NEW YORK (Reuters Health): A phase-2 test of an experimental rectal-cancer treatment found that it completely wiped out the tumor in 12 out of 12 volunteers, according to early results.

All the patients had mismatch-repair-deficient, locally advanced disease, a type typically seen in 5% to 10% of rectal-cancer patients.

The treatment with intravenous dostarlimab, an anti-programmed-death-1 monoclonal antibody, is designed to avoid the bowel, urinary and sexual problems, along with the infertility and quality-of-life issues that can plague many people treated for rectal cancer.

The antibody was given every three weeks for six months. Nearly all the patients had stage-III rectal adenocarcinoma.

The volunteers were supposed to have standard chemoradiotherapy and surgery after the treatment. They haven't needed it.

After a follow-up period ranging from six months to 25 months, "no patients had received chemoradiotherapy or undergone surgery, and no cases of progression or recurrence had been reported," Dr. Luis Diaz of Memorial Sloan Kettering Cancer Center, in New York City, and colleagues report in the New England Journal of Medicine.
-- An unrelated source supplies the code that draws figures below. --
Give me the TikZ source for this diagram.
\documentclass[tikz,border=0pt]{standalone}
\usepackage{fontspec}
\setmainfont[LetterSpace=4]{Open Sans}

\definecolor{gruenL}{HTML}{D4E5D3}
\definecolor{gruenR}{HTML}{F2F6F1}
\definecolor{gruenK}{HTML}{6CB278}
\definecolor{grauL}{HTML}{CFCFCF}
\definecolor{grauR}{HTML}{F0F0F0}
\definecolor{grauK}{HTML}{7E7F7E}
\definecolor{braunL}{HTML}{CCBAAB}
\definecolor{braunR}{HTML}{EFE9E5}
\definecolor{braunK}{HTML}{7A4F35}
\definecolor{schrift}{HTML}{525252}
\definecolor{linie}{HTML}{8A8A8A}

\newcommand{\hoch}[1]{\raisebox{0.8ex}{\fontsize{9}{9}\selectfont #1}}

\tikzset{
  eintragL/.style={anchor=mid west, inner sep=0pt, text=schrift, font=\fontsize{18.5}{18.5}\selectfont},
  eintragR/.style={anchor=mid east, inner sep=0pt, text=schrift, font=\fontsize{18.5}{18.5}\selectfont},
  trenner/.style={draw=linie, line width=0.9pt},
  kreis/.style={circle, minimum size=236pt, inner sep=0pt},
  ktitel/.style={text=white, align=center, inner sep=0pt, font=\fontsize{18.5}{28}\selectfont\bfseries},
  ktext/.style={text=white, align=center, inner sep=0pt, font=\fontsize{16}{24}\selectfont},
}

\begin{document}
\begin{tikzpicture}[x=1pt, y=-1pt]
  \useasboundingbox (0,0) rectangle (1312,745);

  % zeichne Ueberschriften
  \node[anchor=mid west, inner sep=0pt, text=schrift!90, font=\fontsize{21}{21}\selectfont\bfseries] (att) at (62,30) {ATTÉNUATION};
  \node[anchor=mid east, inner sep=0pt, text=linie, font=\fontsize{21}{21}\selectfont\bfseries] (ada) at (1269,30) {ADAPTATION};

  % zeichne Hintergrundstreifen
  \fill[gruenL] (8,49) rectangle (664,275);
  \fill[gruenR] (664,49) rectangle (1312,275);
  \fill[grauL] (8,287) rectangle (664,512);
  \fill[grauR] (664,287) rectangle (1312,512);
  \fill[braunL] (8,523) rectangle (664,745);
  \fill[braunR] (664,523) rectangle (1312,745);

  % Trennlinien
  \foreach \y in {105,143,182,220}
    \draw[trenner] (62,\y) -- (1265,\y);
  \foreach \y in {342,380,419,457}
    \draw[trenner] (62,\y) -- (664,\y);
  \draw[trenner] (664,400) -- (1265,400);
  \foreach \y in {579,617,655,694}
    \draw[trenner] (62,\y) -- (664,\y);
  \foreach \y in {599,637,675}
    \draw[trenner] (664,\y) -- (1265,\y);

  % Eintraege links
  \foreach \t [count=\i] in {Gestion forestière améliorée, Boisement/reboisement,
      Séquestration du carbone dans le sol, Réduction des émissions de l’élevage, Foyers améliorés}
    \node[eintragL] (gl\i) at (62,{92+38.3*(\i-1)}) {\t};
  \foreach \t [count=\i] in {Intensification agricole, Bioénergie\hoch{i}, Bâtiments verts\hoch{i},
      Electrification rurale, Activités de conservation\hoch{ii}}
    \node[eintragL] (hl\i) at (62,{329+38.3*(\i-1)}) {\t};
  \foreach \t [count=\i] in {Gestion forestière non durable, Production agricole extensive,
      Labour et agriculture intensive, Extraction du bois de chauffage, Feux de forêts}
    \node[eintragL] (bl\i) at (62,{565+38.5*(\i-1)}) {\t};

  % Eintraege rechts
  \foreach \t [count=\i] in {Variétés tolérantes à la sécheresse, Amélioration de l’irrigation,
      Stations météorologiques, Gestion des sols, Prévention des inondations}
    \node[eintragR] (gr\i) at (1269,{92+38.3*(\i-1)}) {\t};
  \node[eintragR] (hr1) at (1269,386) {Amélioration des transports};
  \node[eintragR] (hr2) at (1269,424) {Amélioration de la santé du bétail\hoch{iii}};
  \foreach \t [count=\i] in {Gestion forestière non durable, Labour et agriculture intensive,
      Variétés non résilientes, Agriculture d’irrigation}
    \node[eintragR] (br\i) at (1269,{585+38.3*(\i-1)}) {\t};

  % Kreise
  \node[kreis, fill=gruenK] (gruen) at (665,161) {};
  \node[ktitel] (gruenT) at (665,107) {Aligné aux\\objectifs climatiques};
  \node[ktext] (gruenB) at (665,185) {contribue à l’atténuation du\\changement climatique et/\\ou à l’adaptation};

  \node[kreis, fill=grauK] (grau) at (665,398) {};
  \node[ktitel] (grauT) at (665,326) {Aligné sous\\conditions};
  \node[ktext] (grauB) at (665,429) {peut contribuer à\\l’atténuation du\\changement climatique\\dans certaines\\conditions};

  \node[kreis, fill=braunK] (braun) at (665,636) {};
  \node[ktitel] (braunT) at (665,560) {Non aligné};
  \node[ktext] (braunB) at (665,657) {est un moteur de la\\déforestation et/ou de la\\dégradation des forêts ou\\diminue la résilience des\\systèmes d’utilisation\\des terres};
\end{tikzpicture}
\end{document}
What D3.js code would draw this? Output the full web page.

"To date, 4 patients have had 1 year of sustained clinical complete response after completion of dostarlimab alone," they write.

The results were also released at the annual meeting of the American Society of Clinical Oncology.

"We were hoping to achieve a response of greater than 25% with PD-1 blockade when compared with standard response rates with chemotherapy and radiation," Dr. Diaz told Reuters Health by email. "We were very surprised (by the results). The chances of achieving this were less than 1 in a billion."

In an accompanying editorial, Dr. Hanna Sanoff of the University of North Carolina at Chapel Hill writes, "These results are cause for great optimism, but such an approach cannot yet supplant our current curative treatment approach."

"The end point presented, clinical complete response, is an imperfect surrogate for long-term cancer control," she notes. "Patients who have a clinical complete response after chemotherapy and radiation therapy have a better prognosis than those who do not have a clinical complete response, yet cancer regrowth occurs in 20% to 30% of such patients when the cancer is managed nonoperatively."

"In fact, very little is known about the duration of time needed to find out whether a clinical complete response to dostarlimab equates to cure," Dr. Sanoff notes.

Side effects to the treatment included rash, dermatitis, pruritus, fatigue and nausea, but no adverse events of grade 3 or higher have been reported.

The team is planning to test a total of 30 volunteers; 18 have been enrolled.

The monoclonal antibody is currently approved to treat endometrial cancer. It is sold under the brand name Jemperli by GlaxoSmithKline.

The cost for the nine doses is just under $11,000 per dose, Dr. Diaz said.